> **STORED DATA**
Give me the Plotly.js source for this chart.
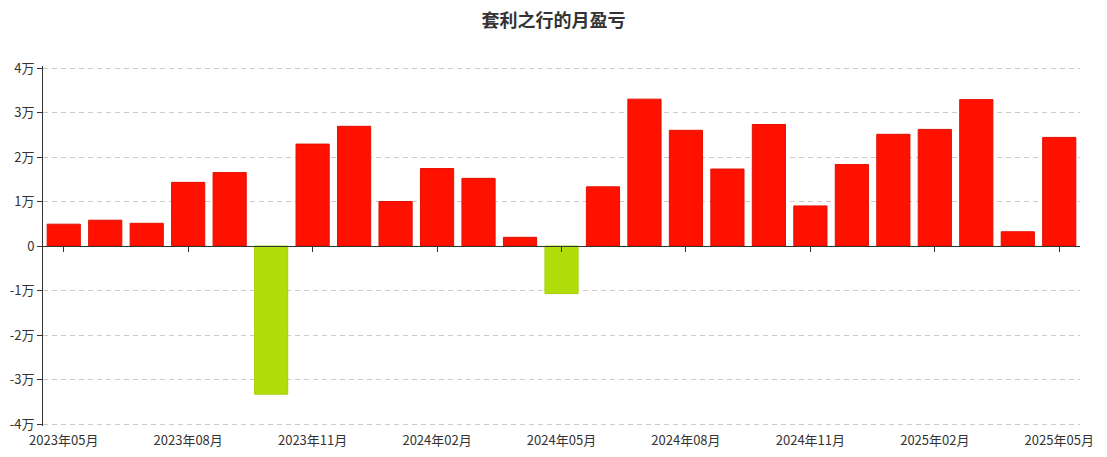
<!DOCTYPE html>
<html><head><meta charset="utf-8">
<script src="https://cdn.plot.ly/plotly-3.0.1.min.js"></script>
<style>html,body{margin:0;padding:0;background:#fff}#chart{width:1107px;height:457px}</style>
</head><body><div id="chart"></div>
<script>
const months = ["2023年05月","2023年06月","2023年07月","2023年08月","2023年09月","2023年10月","2023年11月","2023年12月","2024年01月","2024年02月","2024年03月","2024年04月","2024年05月","2024年06月","2024年07月","2024年08月","2024年09月","2024年10月","2024年11月","2024年12月","2025年01月","2025年02月","2025年03月","2025年04月","2025年05月"];
const profit = [4900,5800,5100,14300,16500,-33300,22900,26900,10000,17400,15200,1950,-10700,13300,33000,26000,17300,27300,9000,18300,25100,26200,32900,3200,24400];
const tickMonths = ["2023年05月","2023年08月","2023年11月","2024年02月","2024年05月","2024年08月","2024年11月","2025年02月","2025年05月"];
const yTickVals = [-40000,-30000,-20000,-10000,0,10000,20000,30000,40000];
const yTickText = ["-4万","-3万","-2万","-1万","0","1万","2万","3万","4万"];
const colors = profit.map(v => v >= 0 ? "#ff1100" : "#b1dd0b");
const lineColors = profit.map(v => v >= 0 ? "#e31000" : "#a6d00a");

const font = '"Noto Sans CJK SC", "Noto Sans", sans-serif';
const data = [
  {type:"bar", x:months, y:profit, xaxis:"x", yaxis:"y",
   marker:{color:colors, line:{color:lineColors, width:1}}, hoverinfo:"x+y", showlegend:false},
  {type:"scatter", mode:"none", x:months, y:profit, xaxis:"x2", yaxis:"y", hoverinfo:"skip", showlegend:false}
];
const layout = {
  width:1107, height:457,
  margin:{l:43, r:27, t:66, b:31},
  paper_bgcolor:"#fff", plot_bgcolor:"#fff",
  font:{family:font, color:"#333", size:13},
  title:{text:"<b>套利之行的月盈亏</b>", x:0.5, xanchor:"center", y:0.955, yanchor:"middle", font:{size:18, color:"#333", family:font}},
  bargap:0.2,
  xaxis:{type:"category", categoryorder:"array", categoryarray:months, range:[-0.5,24.5],
    anchor:"free", position:0.5, showline:true, linecolor:"#333", linewidth:1,
    ticks:"outside", ticklen:5, tickcolor:"#333", tickvals:tickMonths, showticklabels:false,
    showgrid:false, zeroline:false, fixedrange:true},
  xaxis2:{type:"category", categoryorder:"array", categoryarray:months, range:[-0.5,24.5],
    overlaying:"x", anchor:"y", side:"bottom", showline:false, ticks:"outside", ticklen:2, tickcolor:"rgba(0,0,0,0)",
    tickvals:tickMonths, ticktext:tickMonths, tickfont:{size:13, color:"#333"},
    showgrid:false, zeroline:false, fixedrange:true},
  yaxis:{range:[-40450,40450], tickvals:yTickVals, ticktext:yTickText,
    showline:true, linecolor:"#333", linewidth:1, ticks:"outside", ticklen:5, tickcolor:"#333",
    showgrid:true, gridcolor:"#cccccc", griddash:"5px,4px", gridwidth:1, zeroline:false,
    tickfont:{size:13, color:"#333"}, fixedrange:true}
};
Plotly.newPlot("chart", data, layout, {displayModeBar:false, staticPlot:true});
</script></body></html>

> **DIRECTION**
Report the number of lines in the listing where the string "chart" appears, and nothing besides.

> **REPLY TO THE EXERCISE**
4